(Stored dataset items)
──────────────────────────────

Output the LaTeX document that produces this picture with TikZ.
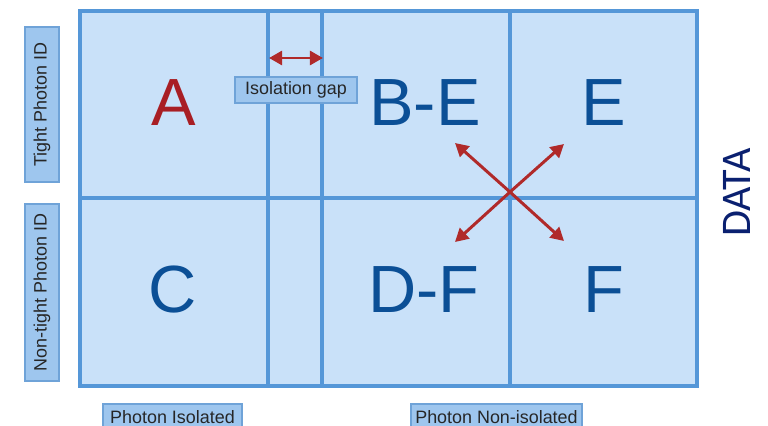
\documentclass[tikz,border=0pt]{standalone}
\usepackage{fontspec}
\setmainfont{Liberation Sans}
\newfontfamily\datafont{Carlito}
\usetikzlibrary{arrows.meta}

\begin{document}
\begin{tikzpicture}[x=0.02cm, y=-0.02cm,
  etich/.style={draw=labBorder, fill=labFill, line width=0.8pt, inner sep=0pt,
    text=black!85, font=\fontsize{10.2}{12}\selectfont},
  lettera/.style={font=\fontsize{38}{40}\selectfont, text=letBlue},
  freccia/.style={draw=arrRed, line width=1.7pt, -{Triangle[length=7.5pt,width=8pt]}}]

% Colori
\definecolor{cellFill}{HTML}{C9E1F9}
\definecolor{gridLine}{HTML}{5597D8}
\definecolor{labFill}{HTML}{9EC6EE}
\definecolor{labBorder}{HTML}{6FA3D8}
\definecolor{letBlue}{HTML}{0B4F96}
\definecolor{letRed}{HTML}{A81E24}
\definecolor{arrRed}{HTML}{B02A2A}
\definecolor{dataBlue}{HTML}{0A2070}

\useasboundingbox (0,0) rectangle (768,426);

% Griglia delle regioni
\fill[cellFill] (80,11) rectangle (697,386);
\draw[gridLine, line width=2.3pt] (268,11) -- (268,386);
\draw[gridLine, line width=2.3pt] (322,11) -- (322,386);
\draw[gridLine, line width=2.3pt] (510,11) -- (510,386);
\draw[gridLine, line width=2.3pt] (80,198) -- (697,198);
\draw[gridLine, line width=2.6pt] (80,11) rectangle (697,386);

% Lettere delle regioni
\node[lettera, text=letRed] (regA) at (174,103) {A};
\node[lettera] (regBE) at (425,103) {B-E};
\node[lettera] (regE) at (604,103) {E};
\node[lettera] (regC) at (173,290) {C};
\node[lettera] (regDF) at (424,290) {D-F};
\node[lettera] (regF) at (604,290) {F};

% Isolation gap
\coordinate (gapL) at (269,58);
\coordinate (gapR) at (323,58);
\draw[freccia, {Triangle[length=7.5pt,width=8pt]}-{Triangle[length=7.5pt,width=8pt]}] (gapL) -- (gapR);
\node[etich, minimum width=2.44cm, minimum height=0.52cm] (gap) at (296,90) {Isolation gap};

% Frecce a croce
\coordinate (X) at (510,192);
\coordinate (nw) at (455,143);
\coordinate (ne) at (564,144);
\coordinate (sw) at (455,242);
\coordinate (se) at (564,241);
\draw[freccia] (X) -- (nw);
\draw[freccia] (X) -- (ne);
\draw[freccia] (X) -- (sw);
\draw[freccia] (X) -- (se);

% Etichette degli assi
\node[etich, rotate=90, minimum width=3.1cm, minimum height=0.68cm] (tight) at (42,104.5) {Tight Photon ID};
\node[etich, rotate=90, minimum width=3.54cm, minimum height=0.68cm] (nontight) at (42,292.5) {Non-tight Photon ID};
\node[etich, minimum width=2.78cm, minimum height=0.52cm] (iso) at (172.5,417) {Photon Isolated};
\node[etich, minimum width=3.42cm, minimum height=0.52cm] (noniso) at (496.5,417) {Photon Non-isolated};

% Etichetta DATA
\node[rotate=90, text=dataBlue, font=\datafont\fontsize{24}{26}\selectfont] (data) at (737,192.5) {DATA};
\end{tikzpicture}
\end{document}
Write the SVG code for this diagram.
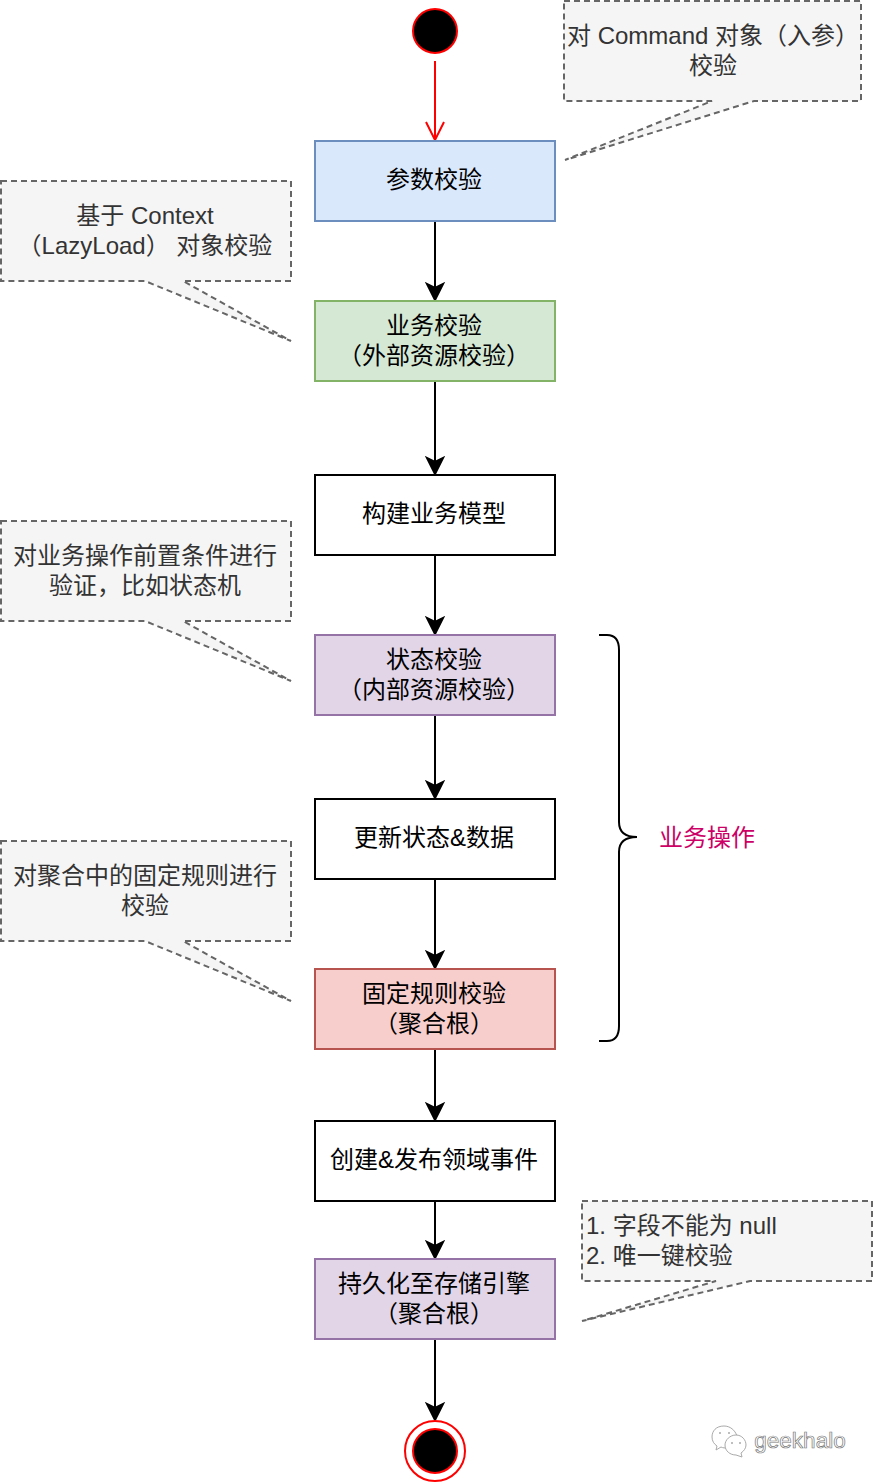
<svg xmlns="http://www.w3.org/2000/svg" width="874" height="1482" viewBox="0 0 874 1482">
<style>
text{font-family:"Liberation Sans","Noto Sans CJK SC",sans-serif;font-size:24px;text-anchor:middle;fill:#000}
.n{stroke-width:2}
.c{fill:#f5f5f5;stroke:#666;stroke-width:2;stroke-dasharray:6 4}
.ct{fill:#333}
.l{fill:none;stroke:#000;stroke-width:2}
.bl{fill:#dae8fc;stroke:#6c8ebf}
.gr{fill:#d5e8d4;stroke:#82b366}
.wh{fill:#fff;stroke:#000}
.pu{fill:#e1d5e7;stroke:#9673a6}
.re{fill:#f8cecc;stroke:#b85450}
.w{fill:#fff;stroke:#aaa;stroke-width:1}
</style>
<defs>
<marker id="a" markerUnits="userSpaceOnUse" markerWidth="20" markerHeight="22" refX="18" refY="11" orient="auto"><path d="M2 3L18 11L2 19L6 11Z" fill="#000" stroke="#000" stroke-width="2"/></marker>
<marker id="o" markerUnits="userSpaceOnUse" markerWidth="22" markerHeight="22" refX="20" refY="11" orient="auto"><path d="M2 2L20 11L2 20" fill="none" stroke="#f00" stroke-width="2"/></marker>
</defs>
<g id="connectors">
<path d="M435 61V140" fill="none" stroke="#f00" stroke-width="2" marker-end="url(#o)"/>
<path class="l" d="M435 221V300" marker-end="url(#a)"/>
<path class="l" d="M435 381V474" marker-end="url(#a)"/>
<path class="l" d="M435 555V634" marker-end="url(#a)"/>
<path class="l" d="M435 715V798" marker-end="url(#a)"/>
<path class="l" d="M435 879V968" marker-end="url(#a)"/>
<path class="l" d="M435 1049V1120" marker-end="url(#a)"/>
<path class="l" d="M435 1201V1258" marker-end="url(#a)"/>
<path class="l" d="M435 1339V1420" marker-end="url(#a)"/>
</g>
<g id="start"><circle cx="435" cy="31" r="22" fill="#000" stroke="#f00" stroke-width="2"/></g>
<g id="end"><circle cx="435" cy="1451" r="30" fill="#fff" stroke="#f00" stroke-width="2"/><circle cx="435" cy="1451" r="22" fill="#000" stroke="#f00" stroke-width="2"/></g>
<g id="n1"><rect class="n bl" x="315" y="141" width="240" height="80"/><text x="434" y="188">参数校验</text></g>
<g id="n2"><rect class="n gr" x="315" y="301" width="240" height="80"/><text x="434" y="334">业务校验</text><text x="434" y="364">（外部资源校验）</text></g>
<g id="n3"><rect class="n wh" x="315" y="475" width="240" height="80"/><text x="434" y="522">构建业务模型</text></g>
<g id="n4"><rect class="n pu" x="315" y="635" width="240" height="80"/><text x="434" y="668">状态校验</text><text x="434" y="698">（内部资源校验）</text></g>
<g id="n5"><rect class="n wh" x="315" y="799" width="240" height="80"/><text x="434" y="846">更新状态&amp;数据</text></g>
<g id="n6"><rect class="n re" x="315" y="969" width="240" height="80"/><text x="434" y="1002">固定规则校验</text><text x="434" y="1032">（聚合根）</text></g>
<g id="n7"><rect class="n wh" x="315" y="1121" width="240" height="80"/><text x="434" y="1168">创建&amp;发布领域事件</text></g>
<g id="n8"><rect class="n pu" x="315" y="1259" width="240" height="80"/><text x="434" y="1292">持久化至存储引擎</text><text x="434" y="1322">（聚合根）</text></g>
<g id="c1"><path class="c" d="M564 1H861V101H754L565 160L712 101H564Z"/><text class="ct" x="713" y="44">对 Command 对象（入参）</text><text class="ct" x="713" y="74">校验</text></g>
<g id="c2"><path class="c" d="M1 181H291V281H183L291 341L145 281H1Z"/><text class="ct" x="145" y="224">基于 Context</text><text class="ct" x="145" y="254">（LazyLoad） 对象校验</text></g>
<g id="c3"><path class="c" d="M1 521H291V621H183L291 681L145 621H1Z"/><text class="ct" x="145" y="564">对业务操作前置条件进行</text><text class="ct" x="145" y="594">验证，比如状态机</text></g>
<g id="c4"><path class="c" d="M1 841H291V941H183L291 1001L145 941H1Z"/><text class="ct" x="145" y="884">对聚合中的固定规则进行</text><text class="ct" x="145" y="914">校验</text></g>
<g id="c5"><path class="c" d="M582 1201H872V1281H750L582 1321L716 1281H582Z"/><text class="ct" x="586" y="1234" style="text-anchor:start">1. 字段不能为 null</text><text class="ct" x="586" y="1264" style="text-anchor:start">2. 唯一键校验</text></g>
<g id="brace"><path class="l" d="M599 635H607Q619 635 619 650V822Q619 837 637 837Q619 837 619 852V1026Q619 1041 607 1041H599"/></g>
<g id="label"><text x="707" y="846" style="fill:#cc0066">业务操作</text></g>
<g id="watermark"><path class="w" d="M724 1426C716 1426 712 1431 712 1437C712 1441 714 1444 717 1446L716 1450L721 1447C723 1448 725 1448 727 1448L737 1436C735 1430 730 1426 724 1426Z"/><path class="w" d="M736 1435C730 1435 725 1440 725 1445C725 1451 730 1455 736 1455L742 1457L741 1453C744 1451 746 1448 746 1445C746 1440 742 1435 736 1435Z"/><circle cx="720" cy="1433" r="1" fill="#aaa"/><circle cx="729" cy="1433" r="1" fill="#aaa"/><circle cx="732" cy="1443" r="1" fill="#aaa"/><circle cx="740" cy="1443" r="1" fill="#aaa"/><text x="800" y="1448" style="font-size:22.500px;fill:#fff;stroke:#777;stroke-width:.7">geekhalo</text></g>
</svg>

──────────────────────────────

Would you reproduce the lines above, from the very first through the line containing "(0,0) rectangle (768,426);", exactly and without the pictures?

Output the LaTeX document that produces this picture with TikZ.
\documentclass[tikz,border=0pt]{standalone}
\usepackage{fontspec}
\setmainfont{Liberation Sans}
\newfontfamily\datafont{Carlito}
\usetikzlibrary{arrows.meta}

\begin{document}
\begin{tikzpicture}[x=0.02cm, y=-0.02cm,
  etich/.style={draw=labBorder, fill=labFill, line width=0.8pt, inner sep=0pt,
    text=black!85, font=\fontsize{10.2}{12}\selectfont},
  lettera/.style={font=\fontsize{38}{40}\selectfont, text=letBlue},
  freccia/.style={draw=arrRed, line width=1.7pt, -{Triangle[length=7.5pt,width=8pt]}}]

% Colori
\definecolor{cellFill}{HTML}{C9E1F9}
\definecolor{gridLine}{HTML}{5597D8}
\definecolor{labFill}{HTML}{9EC6EE}
\definecolor{labBorder}{HTML}{6FA3D8}
\definecolor{letBlue}{HTML}{0B4F96}
\definecolor{letRed}{HTML}{A81E24}
\definecolor{arrRed}{HTML}{B02A2A}
\definecolor{dataBlue}{HTML}{0A2070}

\useasboundingbox (0,0) rectangle (768,426);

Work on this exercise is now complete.